How do I over-clock my CPU computer?

[Additional information] I play Minecraft at around 20 fps with my internet browser open and It's not fast enough for me and I was first of all wondering how to over-clock, and what to over-clock that would make Minecraft run the best. (any possible way you know to make Minecraft faster would help you don't need to answer this, but if you do have a good answer it would be most appreciated)

Computer Specs:

[RAM - 2.00 GB]

CPU:
Processor:
Name - Intel Pentium T4500
Code Name - Penryn
Package - Socket P (478)
Specification - Pentium(R) Dual-Core CPU T4500 @ 2.30GHz

Motherboard:
Manufacturer - Hewlett-Packard
Model - 1605
Chipset - Intel GL40

BIOS:
Brand - Hewlett-Packard
Version - F.14

Graphics:
GPU:
Name - Mobile Intel(R) 4 Series Express Chipset Family

(I don't really know what information you need here so let me know if you need more :wink (PS: My Skype is ryanlueders, if you want to help me on there.
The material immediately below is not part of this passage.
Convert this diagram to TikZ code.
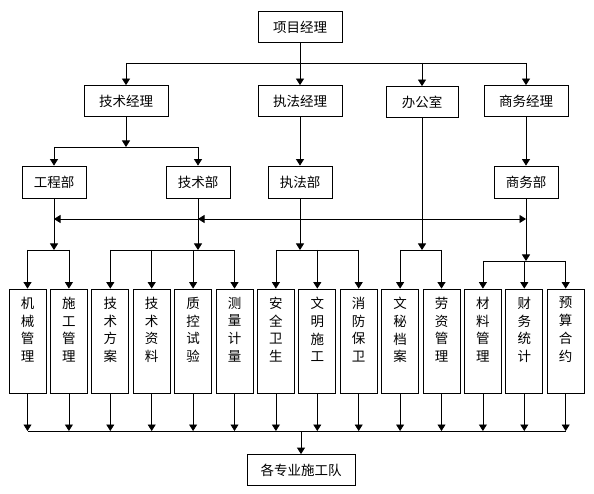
\documentclass[tikz,border=0pt]{standalone}
\usepackage{fontspec}
\setmainfont{Noto Sans CJK SC}
\usetikzlibrary{arrows.meta}
\usetikzlibrary{positioning}
\newcommand{\colchars}[1]{\parbox[c][88pt][t]{14pt}{\centering #1}}

\begin{document}
\begin{tikzpicture}[x=1pt, y=-1pt, node distance=41.4pt, line width=0.8pt, auto]
\tikzset{
topbox/.style = {draw, rectangle, minimum width=84pt, minimum height=31pt},
deptbox/.style = {draw, rectangle, minimum width=64pt, minimum height=32pt},
itembox/.style = {draw, rectangle, minimum width=37pt, minimum height=104pt, inner sep=0pt},
teambox/.style = {draw, rectangle, minimum width=108pt, minimum height=31pt},
line/.style = {draw, -{Triangle[width=8pt,length=6.5pt]}},
every node/.style = {font=\fontsize{13.5}{17.8}\selectfont}
}
\useasboundingbox (0,0) rectangle (594,494);

     \node [topbox] (xmjl) at (300,27) {项目经理};
     \node [topbox] (jsjl) at (126,101) {技术经理};
     \node [topbox] (zfjl) at (300,101) {执法经理};
     \node [topbox, minimum width=72pt] (bgs) at (422,102) {办公室};
     \node [topbox] (swjl) at (526,101) {商务经理};

     \node [deptbox] (gcb) at (54,182) {工程部};
     \node [deptbox] (jsb) at (198,182) {技术部};
     \node [deptbox] (zfb) at (300,182) {执法部};
     \node [deptbox] (swb) at (526,182) {商务部};

     \node [itembox] (jxgl) at (27.5,341) {\colchars{机\\械\\管\\理}};
     \node [itembox, right of=jxgl] (sggl) {\colchars{施\\工\\管\\理}};
     \node [itembox, right of=sggl] (jsfa) {\colchars{技\\术\\方\\案}};
     \node [itembox, right of=jsfa] (jszl) {\colchars{技\\术\\资\\料}};
     \node [itembox, right of=jszl] (zksy) {\colchars{质\\控\\试\\验}};
     \node [itembox, right of=zksy] (cljl) {\colchars{测\\量\\计\\量}};
     \node [itembox, right of=cljl] (aqws) {\colchars{安\\全\\卫\\生}};
     \node [itembox, right of=aqws] (wmsg) {\colchars{文\\明\\施\\工}};
     \node [itembox, right of=wmsg] (xfbw) {\colchars{消\\防\\保\\卫}};
     \node [itembox, right of=xfbw] (wmda) {\colchars{文\\秘\\档\\案}};
     \node [itembox, right of=wmda] (lzgl) {\colchars{劳\\资\\管\\理}};
     \node [itembox, right of=lzgl] (clgl) {\colchars{材\\料\\管\\理}};
     \node [itembox, right of=clgl] (cwtj) {\colchars{财\\务\\统\\计}};
     \node [itembox, right of=cwtj] (yshy) {\colchars{预\\算\\合\\约}};

     \node [teambox] (gzsgd) at (301,470) {各专业施工队};

     % bus heights
     \coordinate (busa) at (0,63);
     \coordinate (busb) at (0,147);
     \coordinate (cross) at (0,219);
     \coordinate (busc) at (0,250);
     \coordinate (busd) at (0,261);
     \coordinate (buse) at (0,431);

     % project manager to managers
     \draw (xmjl) -- (xmjl |- busa);
     \draw (jsjl |- busa) -- (swjl |- busa);
     \path [line] (jsjl |- busa) -- (jsjl);
     \path [line] (zfjl |- busa) -- (zfjl);
     \path [line] (bgs |- busa) -- (bgs);
     \path [line] (swjl |- busa) -- (swjl);

     % managers to departments
     \path [line] (jsjl) -- (jsjl |- busb);
     \draw (gcb |- busb) -- (jsb |- busb);
     \path [line] (gcb |- busb) -- (gcb);
     \path [line] (jsb |- busb) -- (jsb);
     \path [line] (zfjl) -- (zfb);
     \path [line] (swjl) -- (swb);

     % cross links
     \path [line] (zfb |- cross) -- (jsb |- cross);
     \path [line] (jsb |- cross) -- (gcb |- cross);
     \path [line] (zfb |- cross) -- (swb |- cross);

     % departments to items
     \path [line] (gcb) -- (gcb |- busc);
     \draw (jxgl |- busc) -- (sggl |- busc);
     \path [line] (jxgl |- busc) -- (jxgl);
     \path [line] (sggl |- busc) -- (sggl);

     \path [line] (jsb) -- (jsb |- busc);
     \draw (jsfa |- busc) -- (cljl |- busc);
     \path [line] (jsfa |- busc) -- (jsfa);
     \path [line] (jszl |- busc) -- (jszl);
     \path [line] (zksy |- busc) -- (zksy);
     \path [line] (cljl |- busc) -- (cljl);

     \path [line] (zfb) -- (zfb |- busc);
     \draw (aqws |- busc) -- (xfbw |- busc);
     \path [line] (aqws |- busc) -- (aqws);
     \path [line] (wmsg |- busc) -- (wmsg);
     \path [line] (xfbw |- busc) -- (xfbw);

     \path [line] (bgs) -- (bgs |- busc);
     \draw (wmda |- busc) -- (lzgl |- busc);
     \path [line] (wmda |- busc) -- (wmda);
     \path [line] (lzgl |- busc) -- (lzgl);

     \path [line] (swb) -- (swb |- busd);
     \draw (clgl |- busd) -- (yshy |- busd);
     \path [line] (clgl |- busd) -- (clgl);
     \path [line] (cwtj |- busd) -- (cwtj);
     \path [line] (yshy |- busd) -- (yshy);

     % items to teams
     \path [line] (jxgl) -- (jxgl |- buse);
     \path [line] (sggl) -- (sggl |- buse);
     \path [line] (jsfa) -- (jsfa |- buse);
     \path [line] (jszl) -- (jszl |- buse);
     \path [line] (zksy) -- (zksy |- buse);
     \path [line] (cljl) -- (cljl |- buse);
     \path [line] (aqws) -- (aqws |- buse);
     \path [line] (wmsg) -- (wmsg |- buse);
     \path [line] (xfbw) -- (xfbw |- buse);
     \path [line] (wmda) -- (wmda |- buse);
     \path [line] (lzgl) -- (lzgl |- buse);
     \path [line] (clgl) -- (clgl |- buse);
     \path [line] (cwtj) -- (cwtj |- buse);
     \path [line] (yshy) -- (yshy |- buse);
     \draw (jxgl |- buse) -- (yshy |- buse);
     \path [line] (gzsgd |- buse) -- (gzsgd);
\end{tikzpicture}
\end{document}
It's a lot easier to understand instructions that way, for me at least)


----------



## Ryan Lueders (May 4, 2012)

And um does any one know what makes Magic Launcher for Minecraft run so fast?
Example: Vanilla Minecraft - [10-20 FPS]
Magic Launcher - [43-50 FPS]
(and yes I was using Optifine with both Vanilla MC, and Magic Launcher. As well as Optifine Multi-Core)


----------



## Tyree (May 10, 2009)

Laptop's are not good for OC'ing period and OEM PC's commonly have the Bios locked, or severely limited to user adjustments, to prevent OC'ing and damage to their lower quality components.


----------